2. O cerne da questão cinge-se à análise da distinção entre juros sobre capital próprio (JCP) e dividendos, para fins de definição da alíquota que compõe o elemento quantificativo da hipótese de incidência do Imposto de Renda Retido na Fonte (IRRF).
3. No direito interno, consta do artigo 9º da Lei nº 9.249, de 26/12/1995, que à pessoa jurídica é dado deduzir, da apuração do lucro real, os juros pagos aos sócios e aos acionistas a título de remuneração sobre o capital próprio, bem assim que o pagamento dos JCP submete-se à alíquota de 15% (quinze por cento) a título do IRRF por ocasião do efetivo crédito ao beneficiário, que se condiciona à existência de lucro.
4. A tese defendida pela apelante, com a qual não se pode concordar, fundamenta-se no entendimento de que os JCP e os dividendos têm a mesma essência. E que seriam, portanto, ambos dividendos, pois compõem a distribuição de lucros da sociedade e visam remunerar o capital dos acionistas.
5. O tema foi enfrentado pela E. Segunda Seção do Colendo Superior Tribunal de Justiça por ocasião do julgamento do Recurso Especial n. 1.373.438, da relatoria do Eminente Ministro PAULO DE TARSO SANSEVERINO, sob os auspícios da sistemática dos repetitivos, prevista no artigo 503-C do CPC de 1973 (em 11/06/2014, DJe 17/06/2014), que concluiu que a natureza jurídica do instituto JCP tem caráter sui generis.
6. Os juros pagos aos acionistas pelo investimento de capital próprio têm a mesma natureza dos juros pagos a terceiros, razão pela qual devem ser escriturados sob o crivo de despesas financeiras para a companhia e como receita financeira para os beneficiários, conforme se depreende do art. 29, da Instrução Normativa SRF nº 11/96.
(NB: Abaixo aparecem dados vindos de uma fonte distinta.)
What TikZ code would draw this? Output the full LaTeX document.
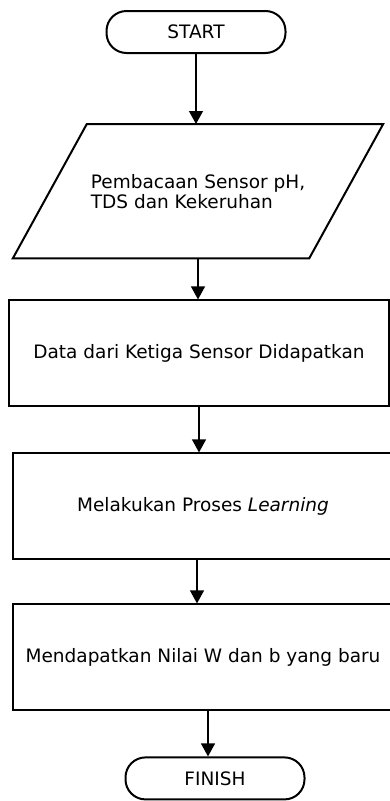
\documentclass[tikz,border=0pt]{standalone}
\usepackage{fontspec}
\setmainfont{DejaVu Sans}
\usetikzlibrary{arrows.meta,positioning}

\begin{document}
\begin{tikzpicture}[
    x=1pt, y=-1pt,
    every node/.style={font=\fontsize{18.5}{20}\selectfont},
    term/.style={draw, line width=2pt, rounded corners=20pt, minimum width=179pt, minimum height=42pt},
    io/.style={minimum width=296pt, minimum height=134pt, align=left},
    box/.style={draw, line width=2pt, minimum width=380pt, minimum height=106pt, align=center},
    arr/.style={-{Triangle[length=13pt,width=14pt]}, line width=1.2pt}
  ]
    \useasboundingbox (0,0) rectangle (390,801);
    \node[term] (start) at (196,32) {START};
    \node[io, below=70pt of start, xshift=2pt] (read) {Pembacaan Sensor pH,\\TDS dan Kekeruhan};
    \draw[line width=2pt] ([xshift=37pt]read.north west) -- ([xshift=37pt]read.north east)
      -- ([xshift=-37pt]read.south east) -- ([xshift=-37pt]read.south west) -- cycle;
    \node[box, below=41pt of read, xshift=1pt] (data) {Data dari Ketiga Sensor Didapatkan};
    \node[box, below=45pt of data, xshift=4pt] (learn) {Melakukan Proses \textit{Learning}};
    \node[box, below=43pt of learn] (result) {Mendapatkan Nilai W dan b yang baru};
    \node[term, below=45pt of result, xshift=12pt] (finish) {FINISH};
    \draw[arr] (start) -- (start |- read.north);
    \draw[arr] (read.south) -- (read.south |- data.north);
    \draw[arr] (data.south) -- (data.south |- learn.north);
    \draw[arr] ([xshift=-6pt]learn.south) -- ([xshift=-6pt]learn.south |- result.north);
    \draw[arr] ([xshift=5pt]result.south) -- ([xshift=5pt]result.south |- finish.north);
  \end{tikzpicture}
\end{document}
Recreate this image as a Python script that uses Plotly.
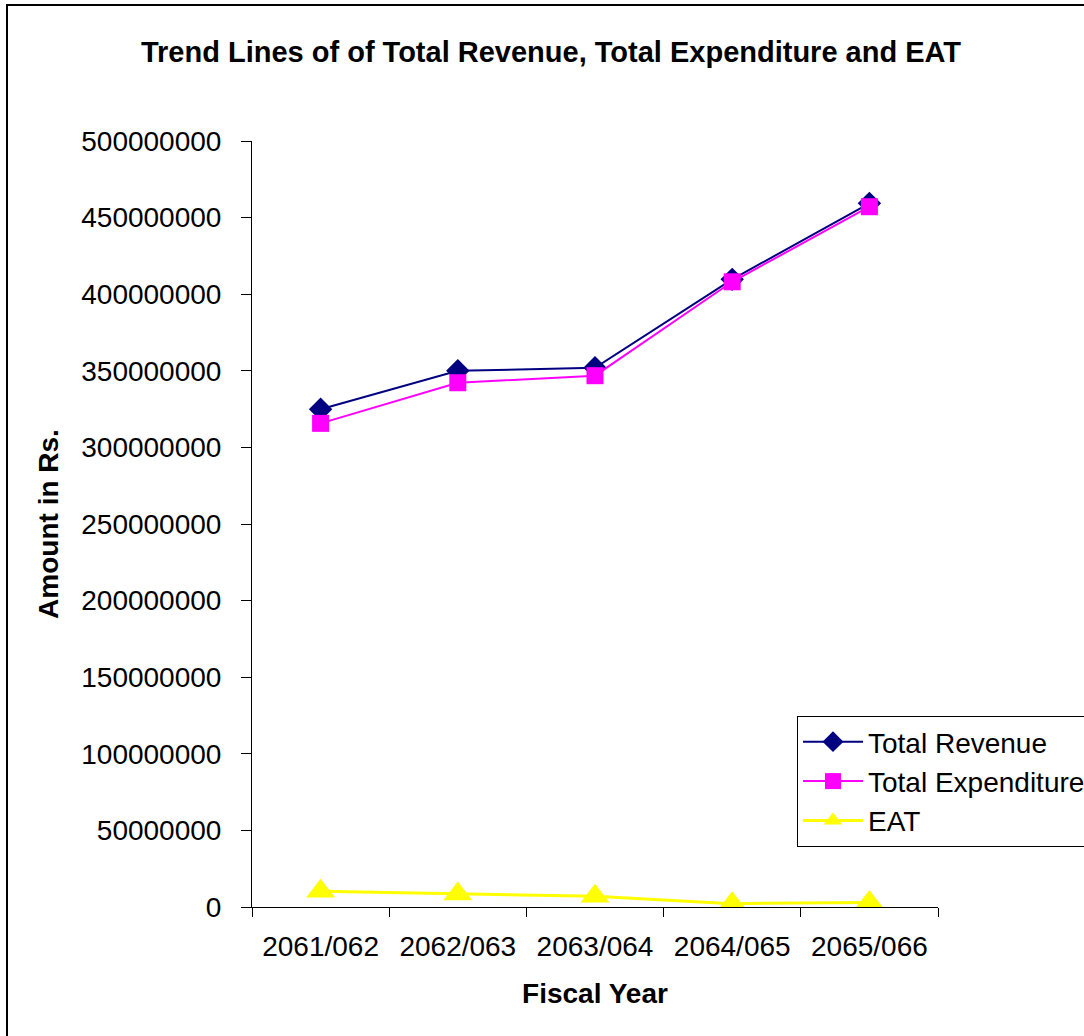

7. No que toca à inclusão dos JCP na base de cálculo das contribuições do PIS e da COFINS o C. STF manifestou-se no julgamento do Recurso Especial n. 1.200.492 (em 14/10/2015, DJe 22/02/2016), sob o regime dos repetitivos, previsto no artigo 503-C do CPC de 1973, na forma do entendimento do Eminente Ministro MAURO CAMPBELL MARQUES, prestigiando o entendimento já externado por aquela C. Corte quanto à diferença entre o regime dos dividendos e dos JCP, merecendo destaque, do voto de Sua Excelência, o quadro comparativo entre os dois institutos:
– Em relação ao beneficiário: não estão sujeitos ao imposto de renda na fonte pagadora nem integram a base de cálculo do imposto de renda do beneficiário (art. 10, da Lei n. 9.249/95).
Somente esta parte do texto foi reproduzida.